WASHİNGTON
"Barack Obama Beyaz Saray'da!!" 5 Kasım sabahı dünya gazeteleri acaba bu manşetle çıkar mı? Sadece Amerikan halkı değil, George Bush iktidarının bitmesini dört gözle bekleyen bütün dünya merakla bunu soruyor. Peki neden Obama zafere doğru koşuyor?
Ç ünkü Amerikan halkı radikal bir değişim istiyor. 8 yıl süren Bush yönetimi öyle bir bıkkınlık yarattı ki artık toplum "yeter" diyor. Barack Obama bu radikal değişimin ta kendisi. İsmiyle, rengiyle, konuşmasıyla, fikirleriyle değişimin simgesi oldu Obama.
Şurası kesin: Obama için asıl zor olan Hillary Clinton'u yenmekti. Fazla değil, bundan sadece 10 ay öncesine kadar Hillary bütün kamuoyu yoklamalarında açık ara Obama'nın önündeydi. Öyle ki, Obama için danışmanlık yapanlara Hillary için çalışanlar "Boşuna hayal kurmayın, yol yakınken gelin bize katılın" diyerek takılıyorlardı. Ama evdeki hesap çarşıya uymadı. Hillary cephesinin hesaplayamadığı çok önemli bir sosyolojik gelişme yaşandı.
Amerika tarihinde belki de ilk kez üniversite gençleri kitlesel bir şekilde oy kullanmaya karar verdiler.
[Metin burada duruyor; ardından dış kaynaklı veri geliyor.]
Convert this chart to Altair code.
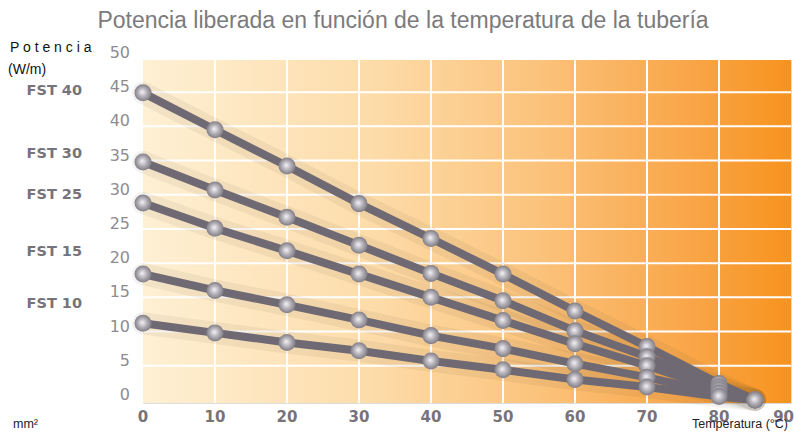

Sadece oy değil, Obama'nın seçim kampanyasına çoğu bu gençlerden gelen büyük bir para yardımı da akmaya başladı. Bush dönemi nedeniyle adeta Amerikalı olmaktan utanır hale gelmiş olan bu gençler Obama rüzgarını fırtınaya çevirdiler.
Hillary Clinton bu gençlerin radikal değişim heyecanına ayak uyduramadığı için kaybetti. 'McCain Bush'un devamı' Ve Hillary kaybettikten sonra sıra McCain'e geldi. Obama çok başarılı bir kampanya yürüttü McCain karşısında. "McCain ile Bush arasında bir fark yok" sloganı halk arasında hemen tuttu. Obama ne kadar değişimi simgeliyorsa, McCain de o kadar Bush yönetimi ile devamlılığı temsil ediyordu. Bunun en açık örneği Irak. McCain Irak konusunda Bush yönetimiyle hep aynı çizgide. "Gerekirse daha yüz yıl Irak'ta kalırız" gibi açıklamalar yaptı.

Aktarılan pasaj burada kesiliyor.